Recently, that answer was determined: the cesium-137 that the truffles absorbed wasn’t simply coming from Chernobyl, but from a much older source.


Read More: Military Action In Radioactive Chernobyl Could Be Dangerous For People And The Environment


Nuclear Weapon Testing and Cesium-137 Contamination

Researchers in Germany and Austria concluded that a sizable portion of the cesium contamination was the result of years of 20th-century nuclear weapons tests, according to a study published in Environmental Science & Technology in 2023. These tests dated at least as far back as the 1960s, but the fallout from those decades-old weapons was still accounting for anywhere from 10 to nearly 70 percent of the radioactive contamination that scientists were finding in the wild boar population.

Environmental Challenges of Radioactive Isotopes

Although various international bans and agreements have curbed the testing of such weapons of mass destruction, it will be a while yet before cesium contamination ceases to be a problem for wild boars — and the people who like to eat them. Cesium penetrates the ground at an exceedingly slow rate, so slowly that researchers surmise the deer truffles have mostly absorbed just the “old” cesium from weapons testing.

Ongoing Concerns for Hunting Bavarian Wild Boar Meat

Meanwhile, the “new” cesium from Chernobyl is only recently reaching the underground depths where deer truffles grow.
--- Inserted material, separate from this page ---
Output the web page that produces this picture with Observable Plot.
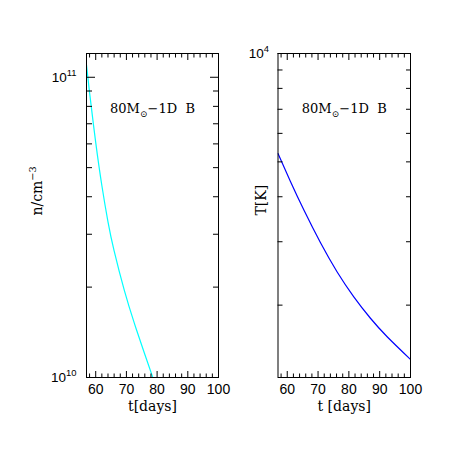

So, between the lingering residuals of nuclear tests and the Chernobyl disaster, Bavaria’s boars will continue to remain under watch, a potential vector for nuclear contamination for as long as pigs continue to root for those truffles.

Hunters who don’t wish to expose themselves or their customers to radioactive danger will need to keep submitting their wild hogs for testing for the foreseeable future. Make no mistake: It may still be several years before this “new” cesium abates enough that lovers of wild boar meat will be able to pig out — without fear of fallout.